Comcast Sticks To Its Knitting

Comcast executives declined to talk about the growing speculation that the nation’s largest cable operator would be peripherally involved in Charter Communications’ much hyped pursuit of Time Warner Cable in its much anticipated earnings conference call Tuesday morning, instead focusing on its own internal results.

Newly hired senior vice president of investor relational Jason Armstrong set the tone of the conference call, telling analysts that despite the consolidation news swirling around the company, it would have no comment on recent press reports or industry consolidation.

Reports on Monday said that Comcast was close to a deal to purchase Time Warner Cable systems in New York, New England and North Carolina from Charter if the latter was successful in its attempt to acquire TWC.

While Comcast left that question hanging it devoted the next hour to detailing what was a strong quarter for the cable giant operationally, with consolidated revenue up 5.8% for the quarter and operating cash flow up 8.7%, fueled by increases in its cable distribution and content operations.

At the cable unit, revenue was up 5.2% for the quarter to $10.7 billion and operating cash flow rose 4.8% to $4.4 billion, driven by a gain in basic video customers and continued strong growth in high-speed data and phone customers.

Comcast added about 43,000 basic video customers in the quarter, spurred by what cable unit CEO Neil Smit said was refocused marketing efforts, reduced churn in part due to its X-1 platform rollout, better customer service and overall better execution. The company said that about 45% of its customer self-installed service and 36% are managing their accounts on line, which has helped reduce truck rolls by 3.5 million in the quarter.

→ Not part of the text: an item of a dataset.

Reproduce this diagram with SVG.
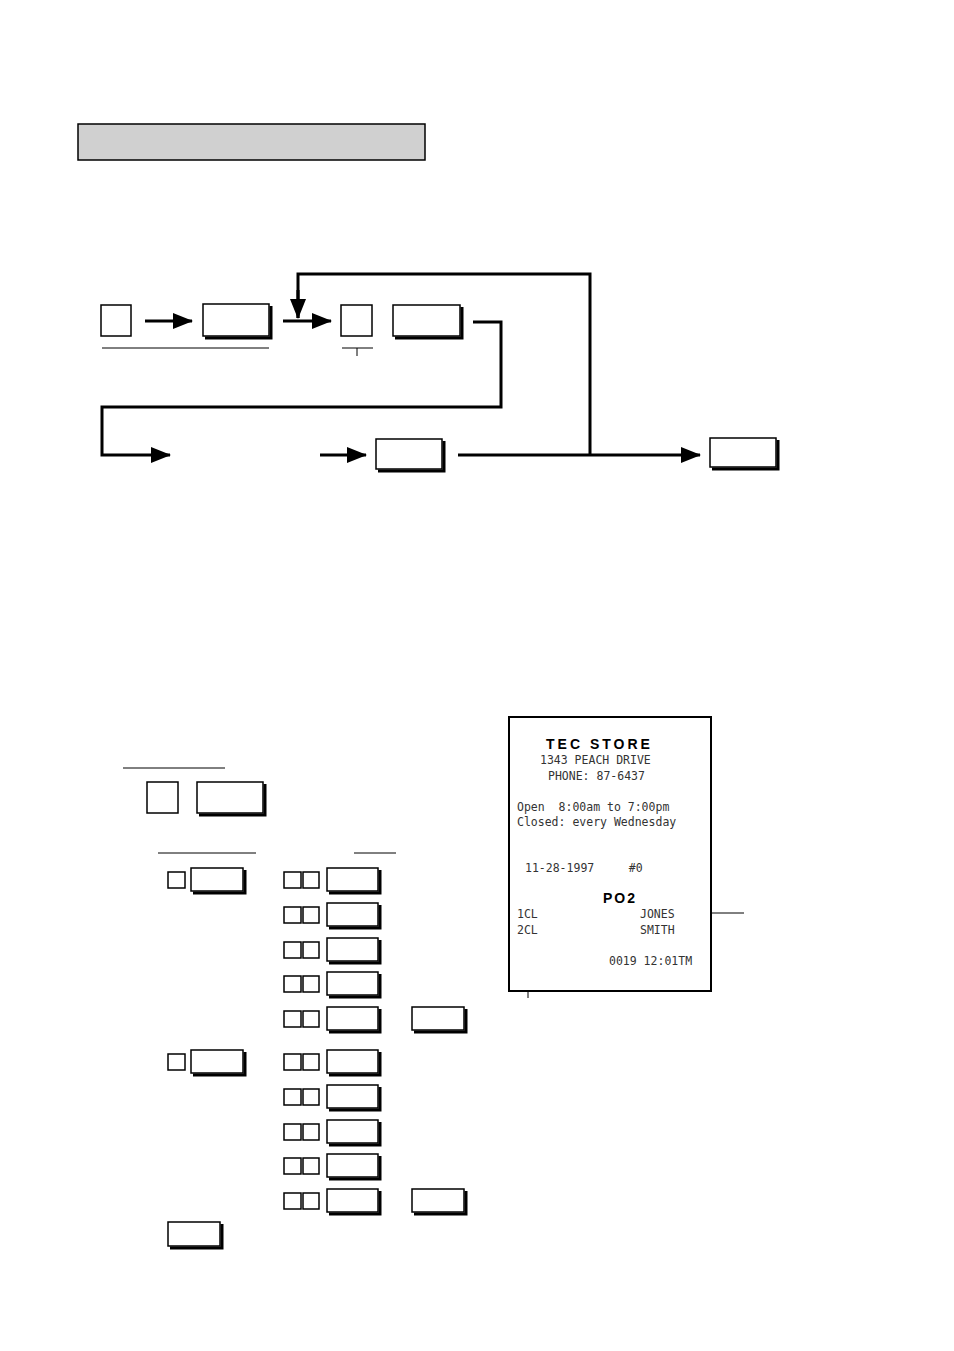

Investors seemed pleased, driving Comcast shares as high as $54.13 each in early trading Jan, 28, up about 3.1% or $1.64 per share.  

“We feel we’re competing well on both the fiber side and on the satellite side,” Smit said on the call, “Part of that is X-1 products is performing well, part of it is just great execution and we’re targeting our marketing better, our services are getting better.”

While cable enjoyed a strong fourth quarter, Comcast’s NBC Universal programming unit also seemed to turn a corner, with revenue up 7.5% to $6.5 billion and OCF up 14.3% to $1.3 billion.

AT NBCU, cable networks revenue rose 5.4 % to $9.2 billion and OCF increased 6% to $3.5 billion, On the broadcast side, revenue rose 11.5% to $2.2 billion and OCF increased 54.8% to $140 million.

On the conference call, NBCU CEO Steve Burke said there are substantial growth opportunities ahead for the unit.

Burke added that since Comcast first purchased an interest in NBCU in 2009, cash flow at the unit has increased by 50%

“We feel like we still have a long way to go,” Burke said on the call. “Opportunities exist across the board.”

That includes additional attractions and hotels at its Theme Parks unit, as well as building on ratings increases at NBC.

“We now have ratings,” Burke said of the broadcaster. “First you have to get the ratings and then you can sell the ratings. I think broadcast has real upside. We seem to be hitting our stride and being a little more strategic with our portfolio in Film, and we’ve got a great group of cable networks, We do feel there is a monetization gap between how we’re doing in terms of ratings and box office and everything else and the amount of operating cash flow we’re generating, but pretty much everywhere you look we still think there is a lot of opportunity. We believe we’re off to a good start but there is plenty more to go.”